__Recorded data__
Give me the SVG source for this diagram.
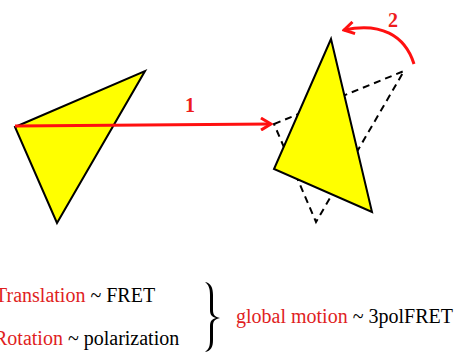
<svg xmlns="http://www.w3.org/2000/svg" width="469" height="352" viewBox="0 0 469 352">
<style>
.tri{fill:#ffff00;stroke:#000;stroke-width:2;stroke-linejoin:miter}
.dash{fill:none;stroke:#000;stroke-width:2;stroke-dasharray:7,5}
.arr{fill:none;stroke:#ff1010;stroke-width:3}
.lbl{font-weight:bold;font-size:20px;fill:#ee1c1c}
.t{font-size:20px;fill:#000}
.r{fill:#e01e1e}
</style>
<defs>
<marker id="chev" viewBox="0 0 14 14" refX="12" refY="7" markerWidth="14" markerHeight="14" markerUnits="userSpaceOnUse" orient="auto">
<path d="M2,1 L12,7 L2,13" fill="none" stroke="#ff1010" stroke-width="3"/>
</marker>
</defs>
<rect width="469" height="352" fill="#fff"/>
<g id="left-triangle">
<polygon class="tri" points="15,127 145,71 57,223"/>
</g>
<g id="dashed-triangle">
<polygon class="dash" points="274,124 404,71 316,222"/>
</g>
<g id="right-triangle">
<polygon class="tri" points="331,39 274,169 372,212"/>
</g>
<g id="connectors">
<line class="arr" x1="15" y1="126" x2="271" y2="124" marker-end="url(#chev)"/>
<path class="arr" d="M414,64 C405,35 380,22 344,30" marker-end="url(#chev)"/>
</g>
<g id="labels" font-family="'Liberation Serif', 'DejaVu Serif', serif">
<text class="lbl" x="190" y="112" text-anchor="middle">1</text>
<text class="lbl" x="393" y="27" text-anchor="middle">2</text>
</g>
<g id="legend" font-family="'Liberation Serif', 'DejaVu Serif', serif">
<text class="t" x="-5" y="302"><tspan class="r">Translation</tspan> ~ FRET</text>
<text class="t" x="-6" y="345"><tspan class="r">Rotation</tspan> ~ polarization</text>
<path d="M205,282 C211,283 213,288 213,295 L213,310 C213,315 215,317 220,318 C215,319 213,321 213,326 L213,340 C213,347 211,351 205,352 C209,349 210,346 210,340 L210,326 C210,321 212,319 216,318 C212,317 210,315 210,310 L210,295 C210,289 209,285 205,282 Z" fill="#000"/>
<text class="t" x="236" y="323"><tspan class="r">global motion</tspan> ~ 3polFRET</text>
</g>
</svg>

__Requirements__
Make an exact copy of the data above, pictures excluded.

__Exercise solution__
Give me the SVG source for this diagram.
<svg xmlns="http://www.w3.org/2000/svg" width="469" height="352" viewBox="0 0 469 352">
<style>
.tri{fill:#ffff00;stroke:#000;stroke-width:2;stroke-linejoin:miter}
.dash{fill:none;stroke:#000;stroke-width:2;stroke-dasharray:7,5}
.arr{fill:none;stroke:#ff1010;stroke-width:3}
.lbl{font-weight:bold;font-size:20px;fill:#ee1c1c}
.t{font-size:20px;fill:#000}
.r{fill:#e01e1e}
</style>
<defs>
<marker id="chev" viewBox="0 0 14 14" refX="12" refY="7" markerWidth="14" markerHeight="14" markerUnits="userSpaceOnUse" orient="auto">
<path d="M2,1 L12,7 L2,13" fill="none" stroke="#ff1010" stroke-width="3"/>
</marker>
</defs>
<rect width="469" height="352" fill="#fff"/>
<g id="left-triangle">
<polygon class="tri" points="15,127 145,71 57,223"/>
</g>
<g id="dashed-triangle">
<polygon class="dash" points="274,124 404,71 316,222"/>
</g>
<g id="right-triangle">
<polygon class="tri" points="331,39 274,169 372,212"/>
</g>
<g id="connectors">
<line class="arr" x1="15" y1="126" x2="271" y2="124" marker-end="url(#chev)"/>
<path class="arr" d="M414,64 C405,35 380,22 344,30" marker-end="url(#chev)"/>
</g>
<g id="labels" font-family="'Liberation Serif', 'DejaVu Serif', serif">
<text class="lbl" x="190" y="112" text-anchor="middle">1</text>
<text class="lbl" x="393" y="27" text-anchor="middle">2</text>
</g>
<g id="legend" font-family="'Liberation Serif', 'DejaVu Serif', serif">
<text class="t" x="-5" y="302"><tspan class="r">Translation</tspan> ~ FRET</text>
<text class="t" x="-6" y="345"><tspan class="r">Rotation</tspan> ~ polarization</text>
<path d="M205,282 C211,283 213,288 213,295 L213,310 C213,315 215,317 220,318 C215,319 213,321 213,326 L213,340 C213,347 211,351 205,352 C209,349 210,346 210,340 L210,326 C210,321 212,319 216,318 C212,317 210,315 210,310 L210,295 C210,289 209,285 205,282 Z" fill="#000"/>
<text class="t" x="236" y="323"><tspan class="r">global motion</tspan> ~ 3polFRET</text>
</g>
</svg>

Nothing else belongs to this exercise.